BMS-955176 80 mg plus atazanavir or BMS-955176 40 mg plus atazanavir and ritonavir "demonstrated similar antiviral activity compared to the standard of care control over the 28-day treatment period," the researchers concluded. "BMS-955176 plus unboosted atazanavir was associated with lower median changes from baseline in bilirubin levels compared to the arms with boosted atazanavir."

Bristol-Myers Squibb announced in a press release that a pair of Phase 2b studies of BMS-955176 have started this year: a traditional dose-finding study (NCT02415595) for treatment-naive people and a study evaluating a NRTI- and booster-sparing regimen for treatment-experienced patients.



C Hwang, D Schürmann, C Soboths, et al.

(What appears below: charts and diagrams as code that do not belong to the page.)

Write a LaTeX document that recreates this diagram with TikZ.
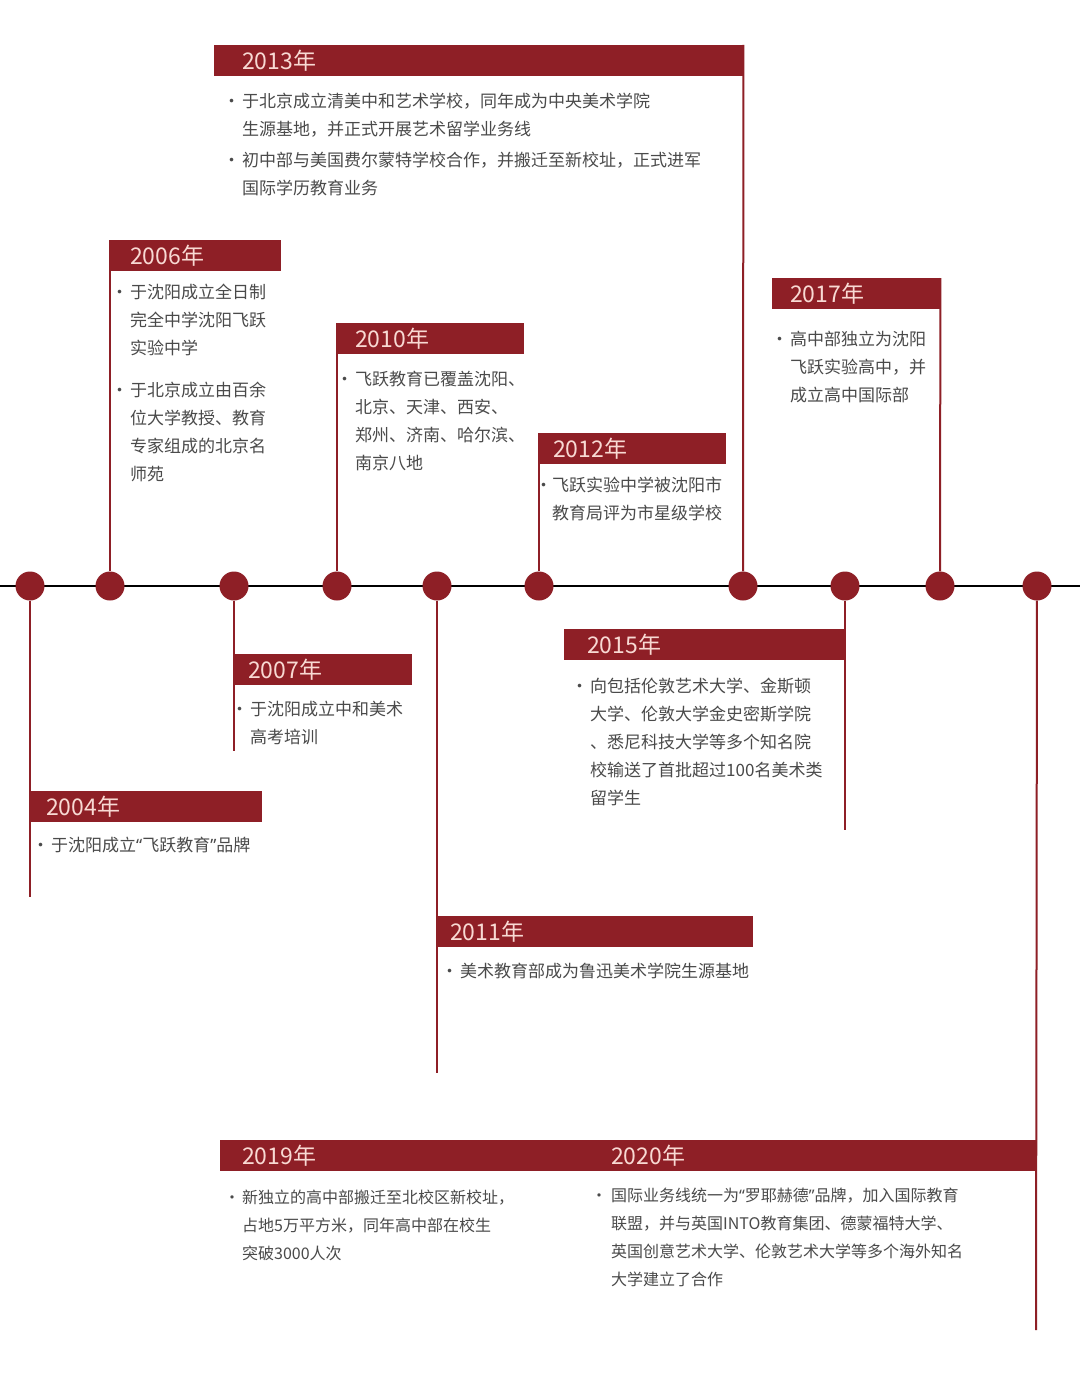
\documentclass[tikz,border=0pt]{standalone}
\usepackage{fontspec}
\setmainfont{Noto Sans CJK SC}
\newfontfamily\latinq{Noto Sans}
\usetikzlibrary{positioning}
\definecolor{brick}{HTML}{8E1F26}
\definecolor{blush}{HTML}{F8D9D3}
\definecolor{ink}{HTML}{4A4A4A}
\tikzset{
  bead/.style={circle, fill=brick, inner sep=0pt, minimum size=29pt},
  yearbar/.style={fill=brick, anchor=north west, inner sep=0pt, minimum height=31pt},
  yr/.style={anchor=west, text=blush, inner sep=0pt, font=\fontsize{23}{28}\selectfont},
  txt/.style={anchor=north west, align=left, text=ink, inner sep=0pt, font=\fontsize{17}{28}\selectfont},
  riser/.style={brick, line width=2pt},
}
\newcommand{\bul}[1][2pt]{\llap{·\hspace{#1}}}
\newcommand{\oq}{{\latinq “}}
\newcommand{\cq}{{\latinq ”}}

\begin{document}
\begin{tikzpicture}[x=1pt, y=-1pt]
  \useasboundingbox (0,0) rectangle (1080,1375);
  \fill[white] (0,0) rectangle (1080,1375);
  \coordinate (tl) at (0,586);
  \coordinate (tr) at (1080,586);
  \draw[line width=2.8pt] (tl) -- (tr);

  % year bars
  \node[yearbar, minimum width=232pt] (y04) at (30,791) {};
  \node[yearbar, minimum width=171pt] (y06) at (110,240) {};
  \node[yearbar, minimum width=178pt] (y07) at (234,654) {};
  \node[yearbar, minimum width=187pt] (y10) at (337,323) {};
  \node[yearbar, minimum width=316pt] (y11) at (437,916) {};
  \node[yearbar, minimum width=187pt] (y12) at (539,433) {};
  \node[yearbar, minimum width=529pt] (y13) at (214,45) {};
  \node[yearbar, minimum width=281pt] (y15) at (564,629) {};
  \node[yearbar, minimum width=168pt] (y17) at (772,278) {};
  \node[yearbar, minimum width=816pt] (y20) at (220,1140) {};

  \node[yr] at ([xshift=16pt]y04.west) {2004年};
  \node[yr] at ([xshift=20pt]y06.west) {2006年};
  \node[yr] at ([xshift=14pt]y07.west) {2007年};
  \node[yr] at ([xshift=18pt]y10.west) {2010年};
  \node[yr] at ([xshift=13pt]y11.west) {2011年};
  \node[yr] at ([xshift=14pt]y12.west) {2012年};
  \node[yr] at ([xshift=28pt]y13.west) {2013年};
  \node[yr] at ([xshift=23pt]y15.west) {2015年};
  \node[yr] at ([xshift=18pt]y17.west) {2017年};
  \node[yr] at ([xshift=22pt]y20.west) {2019年};
  \node[yr] at ([xshift=391pt]y20.west) {2020年};

  % dots on the line
  \begin{scope}[every node/.style={bead}]
  \node (c1) at (30,586) {};
  \node (c2) at (110,586) {};
  \node (c3) at (234,586) {};
  \node (c4) at (337,586) {};
  \node (c5) at (437,586) {};
  \node (c6) at (539,586) {};
  \node (c7) at (743,586) {};
  \node (c8) at (845,586) {};
  \node (c9) at (940,586) {};
  \node (c10) at (1037,586) {};
  \end{scope}

  \coordinate (e04) at (30,897);
  \coordinate (e07) at (234,751);
  \coordinate (e11) at (437,1073);
  \coordinate (e15) at (845,830);
  \coordinate (e20) at (1036,1330);
  \draw[riser] (c1) -- (e04);
  \draw[riser] (c2) -- (y06.north west);
  \draw[riser] (c3) -- (e07);
  \draw[riser] (c4) -- (y10.north west);
  \draw[riser] (c5) -- (e11);
  \draw[riser] (c6) -- (y12.north west);
  \draw[riser] (c7) -- (y13.north east);
  \draw[riser] (c8) -- (e15);
  \draw[riser] (c9) -- (y17.north east);
  \draw[riser] (c10) -- (e20);

  % texts
  \node[txt] (t04) at (51,837) {\bul 于沈阳成立\oq 飞跃教育\cq 品牌};
  \node[txt] (t06) at (130,284) {\bul 于沈阳成立全日制\\完全中学沈阳飞跃\\实验中学\\[14pt]\bul 于北京成立由百余\\位大学教授、教育\\专家组成的北京名\\师苑};
  \node[txt] (t07) at (250,701) {\bul 于沈阳成立中和美术\\高考培训};
  \node[txt] (t10) at (355,371) {\bul 飞跃教育已覆盖沈阳、\\北京、天津、西安、\\郑州、济南、哈尔滨、\\南京八地};
  \node[txt] (t11) at (460,963) {\bul 美术教育部成为鲁迅美术学院生源基地};
  \node[txt] (t12) at (552,477) {\bul[0pt]飞跃实验中学被沈阳市\\教育局评为市星级学校};
  \node[txt] (t13) at (242,93) {\bul 于北京成立清美中和艺术学校，同年成为中央美术学院\\生源基地，并正式开展艺术留学业务线\\[3pt]\bul 初中部与美国费尔蒙特学校合作，并搬迁至新校址，正式进军\\国际学历教育业务};
  \node[txt] (t15) at (590,678) {\bul 向包括伦敦艺术大学、金斯顿\\大学、伦敦大学金史密斯学院\\、悉尼科技大学等多个知名院\\校输送了首批超过100名美术类\\留学生};
  \node[txt] (t17) at (790,331) {\bul 高中部独立为沈阳\\飞跃实验高中，并\\成立高中国际部};
  \node[txt, font=\fontsize{16}{28}\selectfont] (t19) at (242,1190) {\bul 新独立的高中部搬迁至北校区新校址，\\占地5万平方米，同年高中部在校生\\突破3000人次};
  \node[txt, font=\fontsize{16}{28}\selectfont] (t20) at (611,1188) {\bul[4pt]国际业务线统一为\oq 罗耶赫德\cq 品牌，加入国际教育\\联盟，并与英国INTO教育集团、德蒙福特大学、\\英国创意艺术大学、伦敦艺术大学等多个海外知名\\大学建立了合作};
\end{tikzpicture}
\end{document}
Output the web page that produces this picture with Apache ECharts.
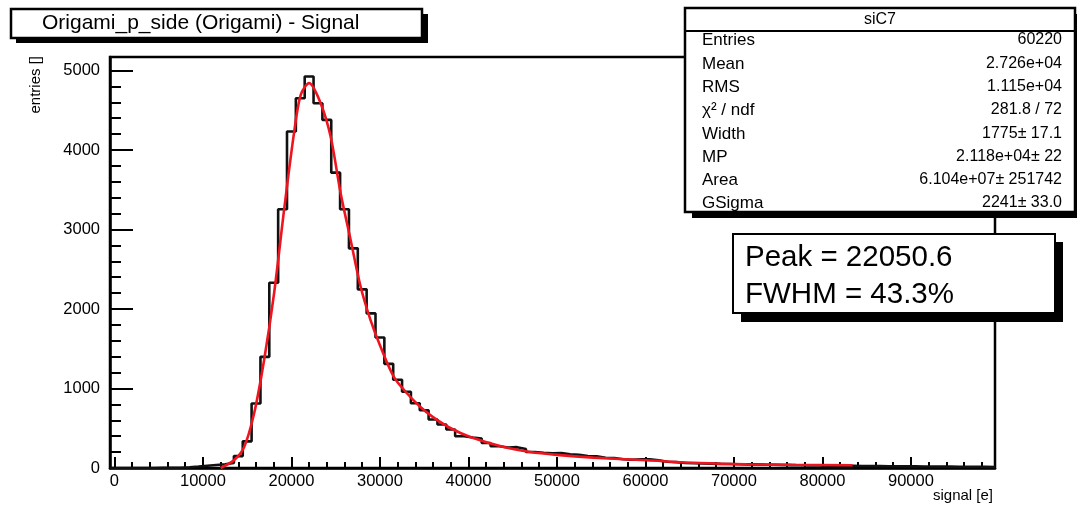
<!DOCTYPE html>
<html>
<head>
<meta charset="utf-8">
<script src="https://cdn.jsdelivr.net/npm/echarts@6/dist/echarts.min.js"></script>
<style>
html, body { margin: 0; padding: 0; background: #fff; }
#chart { width: 1077px; height: 510px; }
</style>
</head>
<body>
<div id="chart"></div>
<script>
var myChart = echarts.init(document.getElementById('chart'));

// histogram: 100 bins of 1000 e, first bin centred on 0
var binLow = -500;
var binWidth = 1000;
var counts = [
    0, 0, 0, 0, 0, 1, 2, 4, 10, 18,
    28, 38, 48, 62, 150, 335, 811, 1398, 2330, 3254,
    4232, 4652, 4924, 4589, 4379, 3715, 3254, 2763, 2247, 1945,
    1642, 1310, 1110, 960, 815, 727, 610, 547, 484, 399,
    383, 370, 315, 273, 257, 262, 240, 201, 192, 186,
    188, 172, 166, 150, 146, 128, 124, 110, 104, 108,
    110, 96, 78, 74, 62, 60, 58, 55, 52, 50,
    48, 45, 46, 42, 40, 38, 36, 35, 33, 32,
    30, 30, 28, 27, 26, 25, 24, 22, 22, 20,
    20, 19, 18, 17, 17, 16, 15, 15, 14, 13
];

// fit curve (Landau x Gauss)
var fitX = [12000, 13500, 14660, 15780, 16910, 18040, 19170, 20290, 21050, 22000,
            23300, 24430, 25560, 26690, 27820, 28940, 30070, 31570, 33080, 34580,
            36000, 38000, 40210, 43990, 46980, 50000, 54110, 60130, 66140, 71410,
            77000, 83400];
var fitY = [0, 97, 265, 685, 1356, 2196, 3246, 4212, 4694, 4841,
            4589, 4169, 3456, 2868, 2280, 1860, 1524, 1146, 937, 768,
            640, 500, 390, 264, 201, 165, 131, 97, 63, 47,
            40, 34];

var xMajor = [0, 10000, 20000, 30000, 40000, 50000, 60000, 70000, 80000, 90000];
var yMajor = [0, 1000, 2000, 3000, 4000, 5000];

var statsNames = ['Entries', 'Mean', 'RMS', 'χ² / ndf', 'Width', 'MP', 'Area', 'GSigma'];
var statsValues = ['60220', '2.726e+04', '1.115e+04', '281.8 / 72', '1775± 17.1',
                   '2.118e+04± 22', '6.104e+07± 251742', '2241± 33.0'];

var xMin = binLow, xMax = binLow + counts.length * binWidth;

var histData = counts.map(function (c, i) { return [binLow + i * binWidth, c]; });
histData.push([xMax, counts[counts.length - 1]]);

var fitData = fitX.map(function (x, i) { return [x, fitY[i]]; });

var xMinor = [];
for (var v = 0; v < xMax; v += 2000) xMinor.push(v);
var yMinor = [];
for (var w = 0; w <= 5000; w += 200) yMinor.push(w);

var font = 'Liberation Sans';
var plain = function (val) { return String(val); };

// stats box
var statsGraphics = [
    { type: 'rect', shape: { x: 692, y: 14, width: 400, height: 204 }, style: { fill: '#000' }, z: 100 },
    { type: 'rect', shape: { x: 685, y: 8, width: 390, height: 204 }, style: { fill: '#fff', stroke: '#000', lineWidth: 2.5 }, z: 101 },
    { type: 'line', shape: { x1: 685, y1: 31, x2: 1075, y2: 31 }, style: { stroke: '#000', lineWidth: 2 }, z: 102 },
    { type: 'text', x: 880, y: 20, style: { text: 'siC7', font: '16px ' + font, fill: '#000', align: 'center', verticalAlign: 'middle' }, z: 102 }
];
var rowY = [40, 64, 87, 110, 134, 157, 180, 203];
statsNames.forEach(function (n, i) {
    statsGraphics.push({ type: 'text', x: 702, y: rowY[i], style: { text: n, font: '17px ' + font, fill: '#000', align: 'left', verticalAlign: 'middle' }, z: 102 });
    statsGraphics.push({ type: 'text', x: 1062, y: rowY[i], style: { text: statsValues[i], font: '16px ' + font, fill: '#000', align: 'right', verticalAlign: 'middle' }, z: 102 });
});

var option = {
    animation: false,
    backgroundColor: '#fff',
    grid: {
        left: 110,
        right: 82,
        top: 57,
        bottom: 42,
        show: true,
        borderColor: '#000',
        borderWidth: 2.5,
        backgroundColor: '#fff'
    },
    xAxis: [
        {
            type: 'value',
            min: xMin,
            max: xMax,
            position: 'bottom',
            axisLine: { show: true, onZero: false, lineStyle: { color: '#000', width: 2.5 } },
            axisTick: { show: true, inside: true, length: 11, customValues: xMajor, lineStyle: { color: '#000', width: 2 } },
            axisLabel: { customValues: xMajor, formatter: plain, color: '#000', fontSize: 16.5, fontFamily: font, margin: 5 },
            splitLine: { show: false }
        },
        {
            type: 'value',
            min: xMin,
            max: xMax,
            position: 'bottom',
            axisLine: { show: false, onZero: false },
            axisTick: { show: true, inside: true, length: 6, customValues: xMinor, lineStyle: { color: '#000', width: 2 } },
            axisLabel: { show: false },
            splitLine: { show: false }
        }
    ],
    yAxis: [
        {
            type: 'value',
            min: 0,
            max: 5170,
            position: 'left',
            axisLine: { show: true, onZero: false, lineStyle: { color: '#000', width: 2.5 } },
            axisTick: { show: true, inside: true, length: 23, customValues: yMajor, lineStyle: { color: '#000', width: 2 } },
            axisLabel: { customValues: yMajor, formatter: plain, color: '#000', fontSize: 16.5, fontFamily: font, margin: 10 },
            splitLine: { show: false }
        },
        {
            type: 'value',
            min: 0,
            max: 5170,
            position: 'left',
            axisLine: { show: false, onZero: false },
            axisTick: { show: true, inside: true, length: 11, customValues: yMinor, lineStyle: { color: '#000', width: 2 } },
            axisLabel: { show: false },
            splitLine: { show: false }
        }
    ],
    series: [
        {
            name: 'siC7',
            type: 'line',
            step: 'end',
            data: histData,
            symbol: 'none',
            lineStyle: { color: '#111', width: 2.6 },
            z: 3
        },
        {
            name: 'fit',
            type: 'line',
            smooth: 0.3,
            data: fitData,
            symbol: 'none',
            lineStyle: { color: '#f0141e', width: 2.6 },
            z: 4
        }
    ],
    graphic: [
        // title box
        { type: 'rect', shape: { x: 16, y: 14, width: 412, height: 29 }, style: { fill: '#000' }, z: 100 },
        { type: 'rect', shape: { x: 11, y: 9, width: 411, height: 29 }, style: { fill: '#fff', stroke: '#000', lineWidth: 2.5 }, z: 101 },
        { type: 'text', x: 42, y: 23, style: { text: 'Origami_p_side (Origami) - Signal', font: '21px ' + font, fill: '#000', align: 'left', verticalAlign: 'middle' }, z: 102 },
        // axis titles
        { type: 'text', x: 36, y: 56, rotation: Math.PI / 2, style: { text: 'entries []', font: '15px ' + font, fill: '#000', align: 'right', verticalAlign: 'middle' }, z: 102 },
        { type: 'text', x: 993, y: 496, style: { text: 'signal [e]', font: '15px ' + font, fill: '#000', align: 'right', verticalAlign: 'middle' }, z: 102 },
        // peak box
        { type: 'rect', shape: { x: 741, y: 242, width: 322, height: 80 }, style: { fill: '#000' }, z: 100 },
        { type: 'rect', shape: { x: 733, y: 234, width: 322, height: 79 }, style: { fill: '#fff', stroke: '#000', lineWidth: 2 }, z: 101 },
        { type: 'text', x: 745, y: 258, style: { text: 'Peak = 22050.6', font: '29.5px ' + font, fill: '#000', align: 'left', verticalAlign: 'middle' }, z: 102 },
        { type: 'text', x: 745, y: 295, style: { text: 'FWHM = 43.3%', font: '29.5px ' + font, fill: '#000', align: 'left', verticalAlign: 'middle' }, z: 102 }
    ].concat(statsGraphics)
};

myChart.setOption(option);
</script>
</body>
</html>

Second-generation HIV-1 maturation inhibitor BMS- 955176: antiviral activity and safety with atazanavir +/- ritonavir. 8th International AIDS Society Conference on HIV Pathogenesis, Treatment, and Prevention. Vancouver, July 19-22, 2015. Abstract TUAB0106LB.

Bristol-Myers Squibb. Second-Generation Investigational HIV-1 Maturation Inhibitor Demonstrates Positive New Phase IIa Results, Supporting Continued Development. Press release. July 21, 2015.